It is probably telling that, having indicated in a previous post my inability to deal with the scale of the landscape in our journey, my second national park stop was the Grand Canyon North Rim. I won’t waste your time trying to put words to what so many before me have written about. I will, however, tell you that you must go – to the north rim at least. It is the shock that makes it special, more so than the scale. You are in one minute at 9,000 or so feet amidst thick pine and Aspen and then, in a blink, are confronted with nature’s largest and deepest storybook of what once was, but is no more. You can read it in the canyon walls if you know how, or you can stand agape and stutter about your own inabilities. Which is what I did. We hiked around and out to several points, but then left the park proper and drove 25 miles through Kaibab National Forest so that we could pitch camp literally on the rim of he canyon.

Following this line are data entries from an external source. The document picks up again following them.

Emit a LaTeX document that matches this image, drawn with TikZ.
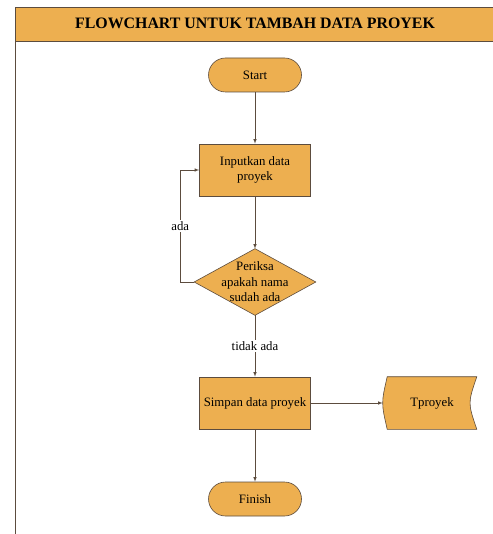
\documentclass[tikz,border=0pt]{standalone}
\usepackage{fontspec}
\setmainfont{Liberation Serif}
\usepackage{tikz}
\usetikzlibrary{arrows}

\definecolor{kotak}{RGB}{237,175,80}
\definecolor{garis}{RGB}{92,76,62}

\tikzset{
  term/.style={draw=garis, fill=kotak, rounded corners=17pt,
       minimum width=93pt, minimum height=34pt, inner sep=0pt},
  proses/.style={draw=garis, fill=kotak,
       minimum width=111pt, minimum height=52pt, inner sep=0pt, align=center},
  kosong/.style={inner sep=0pt, align=center},
  alur/.style={draw=garis, ->, >=latex, line width=0.6pt},
  ket/.style={fill=white, inner sep=1.5pt}
}

\begin{document}
\begin{tikzpicture}[x=1pt, y=-1pt, font=\fontsize{12.8}{15.5}\selectfont,
  line width=0.6pt]
\useasboundingbox (0,0) rectangle (492,534);

% bingkai dan judul
\draw[garis, fill=kotak] (15,7) rectangle (505,41);
\draw[garis] (15,41) -- (15,540);
\draw (255,23) node (judul) {\fontsize{15.9}{18}\selectfont\bfseries FLOWCHART UNTUK TAMBAH DATA PROYEK};

% simbol
\draw (255,75) node[term] (mulai) {Start};
\draw (255,170) node[proses] (input) {Inputkan data\\proyek};
\draw (255,282) node[kosong, minimum width=121pt, minimum height=66pt] (periksa) {};
\draw[garis, fill=kotak] (periksa.north) -- (periksa.east) -- (periksa.south)
  -- (periksa.west) -- cycle;
\draw (periksa.center) node[kosong] {Periksa\\apakah nama\\sudah ada};
\draw (255,403) node[proses] (simpan) {Simpan data proyek};
\draw (432,403) node[kosong, minimum width=89pt, minimum height=52pt] (tabel) {};
\draw[garis, fill=kotak] (tabel.north west) -- (tabel.north east)
  .. controls ([xshift=-9pt]tabel.east) .. (tabel.south east)
  -- (tabel.south west)
  .. controls ([xshift=-6pt]tabel.west) .. (tabel.north west) -- cycle;
\draw (tabel.center) node {Tproyek};
\draw (255,499) node[term] (selesai) {Finish};

% alur
\draw[alur] (mulai) -- (input);
\draw[alur] (input) -- (periksa.north);
\draw[alur] (periksa.west) -- ++(-14,0) |- node[ket, pos=0.25] {ada} (input.west);
\draw[alur] (periksa.south) -- node[ket] {tidak ada} (simpan);
\draw[alur] (simpan) -- ([xshift=-4.5pt]tabel.west);
\draw[alur] (simpan) -- (selesai);
\end{tikzpicture}
\end{document}
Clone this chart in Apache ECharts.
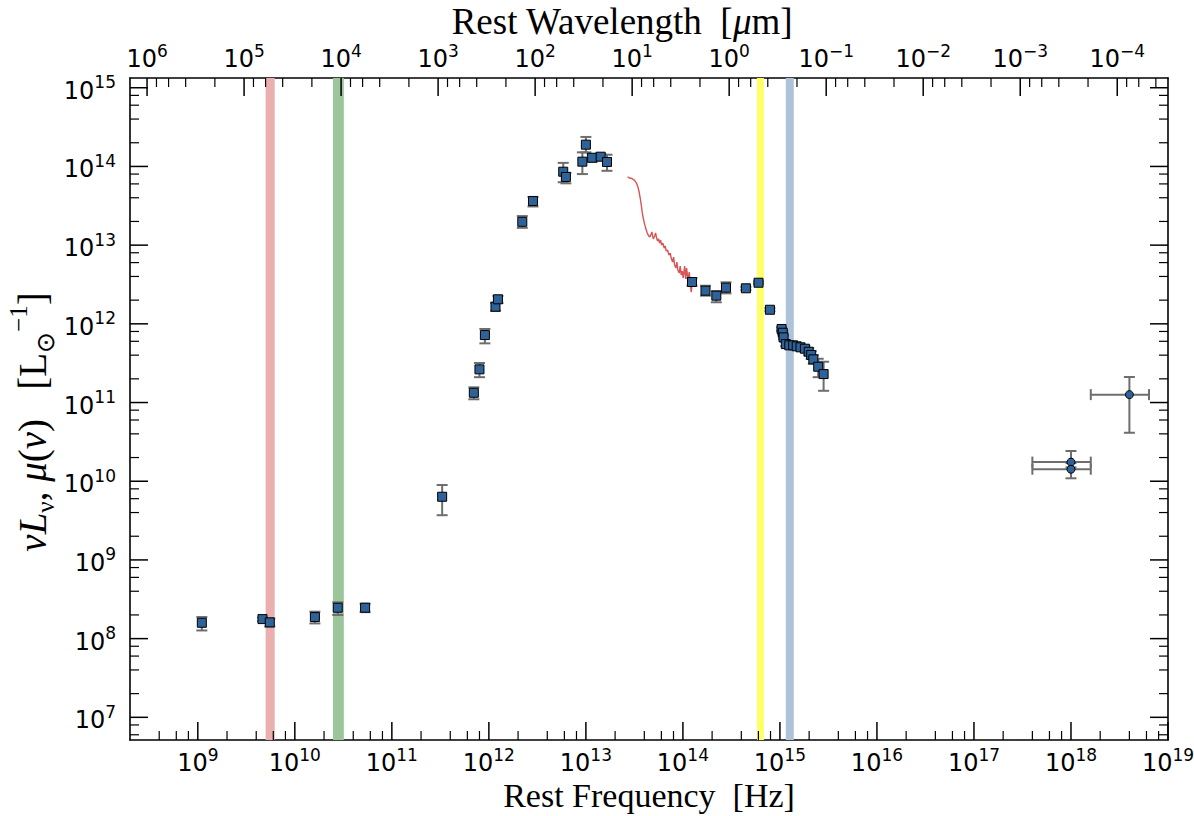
<!DOCTYPE html>
<html>
<head>
<meta charset="utf-8">
<title>SED</title>
<script src="https://cdn.jsdelivr.net/npm/echarts@6/dist/echarts.min.js"></script>
<style>
  html, body { margin: 0; padding: 0; background: #fff; }
  #chart { width: 1194px; height: 816px; }
</style>
</head>
<body>
<div id="chart"></div>
<script>
// axis limits
const freqMin = 2e8, freqMax = 1e19;        // Hz
const lumMin = 5.15e6, lumMax = 1.33e15;    // L_sun
const C_UM = 2.998e14;                      // c in um * Hz

// tick exponents
const freqTickExps = [9, 10, 11, 12, 13, 14, 15, 16, 17, 18, 19];
const lumTickExps = [7, 8, 9, 10, 11, 12, 13, 14, 15];
const waveTickExps = [6, 5, 4, 3, 2, 1, 0, -1, -2, -3, -4];
const minorSubs = [2, 4, 6, 8];

// photometry (squares)
const photFreq = [1.1e9, 4.64e9, 5.52e9, 1.61e10, 2.77e10, 5.3e10, 3.3e11,
  7.0e11, 8.0e11, 9.1e11, 1.17e12, 1.24e12, 2.21e12, 2.85e12, 5.84e12, 6.22e12,
  9.2e12, 1.0e13, 1.16e13, 1.42e13, 1.65e13,
  1.24e14, 1.71e14, 2.21e14, 2.78e14, 4.46e14, 6.02e14, 7.89e14,
  1.04e15, 1.07e15, 1.09e15, 1.15e15, 1.25e15, 1.37e15, 1.49e15, 1.63e15,
  1.81e15, 1.98e15, 2.1e15, 2.21e15, 2.48e15, 2.82e15];
const photLum = [1.59e8, 1.77e8, 1.61e8, 1.88e8, 2.47e8, 2.47e8, 6.35e9,
  1.33e11, 2.64e11, 7.2e11, 1.65e12, 2.05e12, 1.98e13, 3.63e13, 8.57e13, 7.35e13,
  1.15e14, 1.89e14, 1.29e14, 1.33e14, 1.14e14,
  3.4e12, 2.64e12, 2.28e12, 2.88e12, 2.83e12, 3.33e12, 1.51e12,
  8.6e11, 7.7e11, 6.73e11, 5.53e11, 5.33e11, 5.33e11, 5.18e11, 5.03e11,
  4.83e11, 4.42e11, 4.02e11, 3.54e11, 2.85e11, 2.3e11];
const photLo = [1.27e8, 1.68e8, 1.42e8, 1.56e8, 2.0e8, 2.17e8, 3.7e9,
  1.1e11, 2.1e11, 5.65e11, 1.46e12, 1.84e12, 1.66e13, 3.1e13, 6.3e13, 6.1e13,
  8.0e13, 1.51e14, 1.15e14, 1.2e14, 8.8e13,
  3.05e12, 2.28e12, 1.88e12, 2.44e12, 2.7e12, 3.2e12, 1.45e12,
  8.2e11, 7.3e11, 6.4e11, 5.2e11, 5.0e11, 5.0e11, 4.85e11, 4.7e11,
  4.45e11, 4.0e11, 3.6e11, 3.1e11, 2.1e11, 1.41e11];
const photHi = [1.88e8, 1.85e8, 1.8e8, 2.2e8, 2.89e8, 2.78e8, 8.96e9,
  1.56e11, 3.18e11, 8.6e11, 1.85e12, 2.27e12, 2.34e13, 4.1e13, 1.11e14, 8.3e13,
  1.51e14, 2.37e14, 1.43e14, 1.45e14, 1.41e14,
  3.82e12, 3.05e12, 2.61e12, 3.37e12, 2.95e12, 3.45e12, 1.58e12,
  9.0e11, 8.1e11, 7.1e11, 5.9e11, 5.7e11, 5.7e11, 5.55e11, 5.4e11,
  5.25e11, 4.9e11, 4.5e11, 4.0e11, 3.6e11, 3.3e11];

// X-ray (circles)
const xrayFreq = [4.0e18, 1.0e18, 1.0e18];
const xrayLum = [1.26e11, 1.75e10, 1.42e10];
const xrayLumLo = [4.13e10, 1.5e10, 1.09e10];
const xrayLumHi = [2.11e11, 2.42e10, 1.7e10];
const xrayFreqLo = [1.6e18, 4.0e17, 4.0e17];
const xrayFreqHi = [6.37e18, 1.6e18, 1.6e18];

// mid-IR spectrum (red line)
const specFreq = [2.69e13, 2.81e13, 2.98e13, 3.16e13, 3.32e13, 3.44e13, 3.54e13, 3.63e13,
  3.72e13, 3.80e13, 3.90e13, 4.03e13, 4.16e13, 4.29e13, 4.43e13, 4.57e13, 4.68e13,
  4.79e13, 4.87e13, 4.96e13, 5.11e13, 5.23e13, 5.36e13, 5.48e13, 5.61e13, 5.75e13,
  5.89e13, 6.03e13, 6.22e13, 6.41e13, 6.57e13, 6.73e13, 6.95e13, 7.18e13, 7.40e13,
  7.57e13, 7.83e13, 8.02e13, 8.21e13, 8.47e13, 8.67e13, 8.87e13, 9.16e13, 9.38e13,
  9.60e13, 9.84e13, 1.007e14, 1.042e14, 1.067e14, 1.092e14, 1.127e14, 1.162e14,
  1.189e14, 1.219e14, 1.239e14];
const specLum = [7.40e13, 7.13e13, 7.02e13, 6.71e13, 6.15e13, 5.47e13, 4.73e13, 3.97e13,
  3.24e13, 2.64e13, 2.21e13, 1.85e13, 1.60e13, 1.43e13, 1.31e13, 1.27e13, 1.36e13,
  1.47e13, 1.31e13, 1.20e13, 1.31e13, 1.43e13, 1.23e13, 1.13e13, 1.20e13, 1.06e13,
  1.16e13, 1.00e13, 1.06e13, 9.18e12, 9.75e12, 8.41e12, 8.67e12, 7.48e12, 7.94e12,
  6.86e12, 6.10e12, 7.06e12, 5.59e12, 5.12e12, 6.10e12, 4.83e12, 4.42e12, 5.42e12,
  4.17e12, 4.69e12, 3.82e12, 5.42e12, 3.71e12, 5.12e12, 3.60e12, 4.55e12,
  3.30e12, 2.53e12, 3.11e12];

// shaded frequency bands
const bandLo = [5.0e9, 2.47e10, 5.8e14, 1.15e15];
const bandHi = [6.2e9, 3.2e10, 6.84e14, 1.39e15];
const bandColors = ['#ebafaf', '#9cc59c', '#ffff66', '#aec3da'];

// ---- ticks (drawn inward like the original) ----
const ticks = [];
freqTickExps.forEach(e => ticks.push({ side: 'bottom', v: Math.pow(10, e), major: true, exp: String(e) }));
for (let e = freqTickExps[0] - 1; e <= freqTickExps[freqTickExps.length - 1]; e++) {
  minorSubs.forEach(s => {
    const v = s * Math.pow(10, e);
    if (v > freqMin && v < freqMax) ticks.push({ side: 'bottom', v: v, major: false });
  });
}
waveTickExps.forEach(e => {
  const v = C_UM / Math.pow(10, e);
  if (v >= freqMin && v <= freqMax) ticks.push({ side: 'top', v: v, major: true, exp: String(e).replace('-', '\u2212') });
});
for (let e = -6; e <= 7; e++) {
  minorSubs.forEach(s => {
    const v = C_UM / (s * Math.pow(10, e));
    if (v > freqMin && v < freqMax) ticks.push({ side: 'top', v: v, major: false });
  });
}
lumTickExps.forEach(e => {
  ticks.push({ side: 'left', v: Math.pow(10, e), major: true, exp: String(e) });
  ticks.push({ side: 'right', v: Math.pow(10, e), major: true });
});
for (let e = lumTickExps[0] - 1; e <= lumTickExps[lumTickExps.length - 1]; e++) {
  minorSubs.forEach(s => {
    const v = s * Math.pow(10, e);
    if (v > lumMin && v < lumMax) {
      ticks.push({ side: 'left', v: v, major: false });
      ticks.push({ side: 'right', v: v, major: false });
    }
  });
}

const tickRich = {
  b: { fontFamily: 'DejaVu Sans', fontSize: 24, lineHeight: 34, color: '#000' },
  s: { fontFamily: 'DejaVu Sans', fontSize: 17, lineHeight: 15, verticalAlign: 'top', color: '#000' }
};

function renderTick(params, api) {
  const t = ticks[params.dataIndex];
  const cs = params.coordSys;
  const len = t.major ? 18 : 9;
  const lw = t.major ? 1.5 : 1.2;
  const children = [];
  if (t.side === 'bottom' || t.side === 'top') {
    const x = api.coord([t.v, lumMin])[0];
    const y0 = t.side === 'bottom' ? cs.y + cs.height : cs.y;
    const y1 = t.side === 'bottom' ? y0 - len : y0 + len;
    children.push({ type: 'line', shape: { x1: x, y1: y0, x2: x, y2: y1 }, style: { stroke: '#000', lineWidth: lw } });
    if (t.exp !== undefined) {
      children.push({
        type: 'text', x: x, y: t.side === 'bottom' ? y0 + 6 : y0 - 2,
        style: { text: '{b|10}{s|' + t.exp + '}', rich: tickRich, align: 'center',
          verticalAlign: t.side === 'bottom' ? 'top' : 'bottom' }
      });
    }
  } else {
    const y = api.coord([freqMin, t.v])[1];
    const x0 = t.side === 'left' ? cs.x : cs.x + cs.width;
    const x1 = t.side === 'left' ? x0 + len : x0 - len;
    children.push({ type: 'line', shape: { x1: x0, y1: y, x2: x1, y2: y }, style: { stroke: '#000', lineWidth: lw } });
    if (t.exp !== undefined) {
      children.push({
        type: 'text', x: x0 - 14, y: y + 3,
        style: { text: '{b|10}{s|' + t.exp + '}', rich: tickRich, align: 'right', verticalAlign: 'middle' }
      });
    }
  }
  return { type: 'group', children: children };
}

function renderBand(params, api) {
  const i = params.dataIndex;
  const cs = params.coordSys;
  const x0 = api.coord([bandLo[i], lumMin])[0];
  const x1 = api.coord([bandHi[i], lumMin])[0];
  return { type: 'rect', shape: { x: x0, y: cs.y, width: x1 - x0, height: cs.height }, style: { fill: bandColors[i] } };
}

const errStyle = { stroke: '#6e6e6e', lineWidth: 2 };
const capHalf = 5.5;

function renderPhotErr(params, api) {
  const i = params.dataIndex;
  const x = api.coord([photFreq[i], photLum[i]])[0];
  const yHi = api.coord([photFreq[i], photHi[i]])[1];
  const yLo = api.coord([photFreq[i], photLo[i]])[1];
  return {
    type: 'group', children: [
      { type: 'line', shape: { x1: x, y1: yLo, x2: x, y2: yHi }, style: errStyle },
      { type: 'line', shape: { x1: x - capHalf, y1: yHi, x2: x + capHalf, y2: yHi }, style: errStyle },
      { type: 'line', shape: { x1: x - capHalf, y1: yLo, x2: x + capHalf, y2: yLo }, style: errStyle }
    ]
  };
}

function renderXrayErr(params, api) {
  const i = params.dataIndex;
  const c = api.coord([xrayFreq[i], xrayLum[i]]);
  const yHi = api.coord([xrayFreq[i], xrayLumHi[i]])[1];
  const yLo = api.coord([xrayFreq[i], xrayLumLo[i]])[1];
  const xLo = api.coord([xrayFreqLo[i], xrayLum[i]])[0];
  const xHi = api.coord([xrayFreqHi[i], xrayLum[i]])[0];
  return {
    type: 'group', children: [
      { type: 'line', shape: { x1: c[0], y1: yLo, x2: c[0], y2: yHi }, style: errStyle },
      { type: 'line', shape: { x1: c[0] - capHalf, y1: yHi, x2: c[0] + capHalf, y2: yHi }, style: errStyle },
      { type: 'line', shape: { x1: c[0] - capHalf, y1: yLo, x2: c[0] + capHalf, y2: yLo }, style: errStyle },
      { type: 'line', shape: { x1: xLo, y1: c[1], x2: xHi, y2: c[1] }, style: errStyle },
      { type: 'line', shape: { x1: xLo, y1: c[1] - capHalf, x2: xLo, y2: c[1] + capHalf }, style: errStyle },
      { type: 'line', shape: { x1: xHi, y1: c[1] - capHalf, x2: xHi, y2: c[1] + capHalf }, style: errStyle }
    ]
  };
}

const spine = { show: true, lineStyle: { color: '#000', width: 1.6 } };
const hidden = {
  axisTick: { show: false }, axisLabel: { show: false }, splitLine: { show: false }, minorTick: { show: false }
};
const serif = 'Liberation Serif';

const chart = echarts.init(document.getElementById('chart'), null, { renderer: 'svg' });
chart.setOption({
  animation: false,
  backgroundColor: '#fff',
  grid: { left: 130, right: 26, top: 78, bottom: 76, show: false, outerBoundsMode: 'none' },
  xAxis: [
    Object.assign({
      type: 'log', logBase: 10, min: freqMin, max: freqMax, position: 'bottom', axisLine: spine,
      name: 'Rest Frequency  [Hz]', nameLocation: 'middle', nameGap: 41,
      nameTextStyle: { fontFamily: serif, fontSize: 34, lineHeight: 28, color: '#000' }
    }, hidden),
    Object.assign({
      type: 'log', logBase: 10, min: freqMin, max: freqMax, position: 'top', axisLine: spine,
      name: 'Rest Wavelength  [{i|μ}m]', nameLocation: 'middle', nameGap: 40,
      nameTextStyle: {
        fontFamily: serif, fontSize: 37, lineHeight: 34, color: '#000', padding: [0, 54, 0, 0],
        rich: { i: { fontFamily: serif, fontStyle: 'italic', fontSize: 37, lineHeight: 34, color: '#000' } }
      }
    }, hidden)
  ],
  yAxis: [
    Object.assign({
      type: 'log', logBase: 10, min: lumMin, max: lumMax, position: 'left', axisLine: spine,
      name: '{i|νL}{sub|ν}{r|, }{i|μ}{r|(}{i|ν}{r|)   [L}{sub|⊙}{sup|−1}{r|]}',
      nameLocation: 'middle', nameGap: 72, nameRotate: 90,
      nameTextStyle: {
        color: '#000', padding: [0, 26, 0, 0],
        rich: {
          i: { fontFamily: serif, fontStyle: 'italic', fontSize: 39, lineHeight: 52, color: '#000' },
          r: { fontFamily: serif, fontSize: 39, lineHeight: 52, color: '#000' },
          sub: { fontFamily: serif, fontSize: 25, lineHeight: 28, verticalAlign: 'bottom', color: '#000' },
          sup: { fontFamily: serif, fontSize: 25, lineHeight: 28, verticalAlign: 'top', color: '#000' }
        }
      }
    }, hidden),
    Object.assign({
      type: 'log', logBase: 10, min: lumMin, max: lumMax, position: 'right', axisLine: spine
    }, hidden)
  ],
  series: [
    {
      type: 'custom', name: 'bands', z: 1, silent: true,
      renderItem: renderBand,
      data: bandLo.map((lo, i) => [lo, lumMax])
    },
    {
      type: 'line', name: 'spectrum', z: 3, showSymbol: false, symbol: 'none',
      lineStyle: { color: '#d65555', width: 1.4 },
      data: specFreq.map((f, i) => [f, specLum[i]])
    },
    {
      type: 'custom', name: 'photErr', z: 4, renderItem: renderPhotErr,
      data: photFreq.map((f, i) => [f, photLum[i]])
    },
    {
      type: 'custom', name: 'xrayErr', z: 4, renderItem: renderXrayErr,
      data: xrayFreq.map((f, i) => [f, xrayLum[i]])
    },
    {
      type: 'scatter', name: 'photometry', z: 5, symbol: 'rect', symbolSize: 9,
      itemStyle: { color: '#2e6298', borderColor: '#000', borderWidth: 1, opacity: 1 },
      data: photFreq.map((f, i) => [f, photLum[i]])
    },
    {
      type: 'scatter', name: 'xray', z: 5, symbol: 'circle', symbolSize: 8,
      itemStyle: { color: '#2e6298', borderColor: '#000', borderWidth: 1, opacity: 1 },
      data: xrayFreq.map((f, i) => [f, xrayLum[i]])
    },
    {
      type: 'custom', name: 'ticks', z: 6, silent: true, renderItem: renderTick,
      data: ticks.map(t => (t.side === 'bottom' || t.side === 'top') ? [t.v, lumMin] : [freqMin, t.v])
    }
  ]
});
</script>
</body>
</html>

We went to sleep to the sun setting and awoke to it rising over the Grand by-God Canyon. As I said earlier, you really should do this. Period.
Today we had our coffee and talked about the glory of our country and our pity for those who live all their lives and don’t have coffee at daybreak overlooking the Grand Canyon without another soul within who knows how many miles. Then we packed up and traveled north to Zion National Park and Bryce Canyon National Park. There are too many people at each to settle down and get comfortable, but the scenery is no less awe-inspiring and, many cases maybe even more so than the Grand Canyon. It happens too suddenly and rises too high in the case of Zion; it unfolds over too much space and with too many disparate structures all perfectly settled together in the case of Bryce. But it does happen and it changes you when you see it. It forever affects your sense of what our country is and how it looks. It establishes a permanent counter-balance to every mistake in structure, population, development density and neighborhood covenant you will ever confront.
It changes your expectations about what is around the next bend. Forever.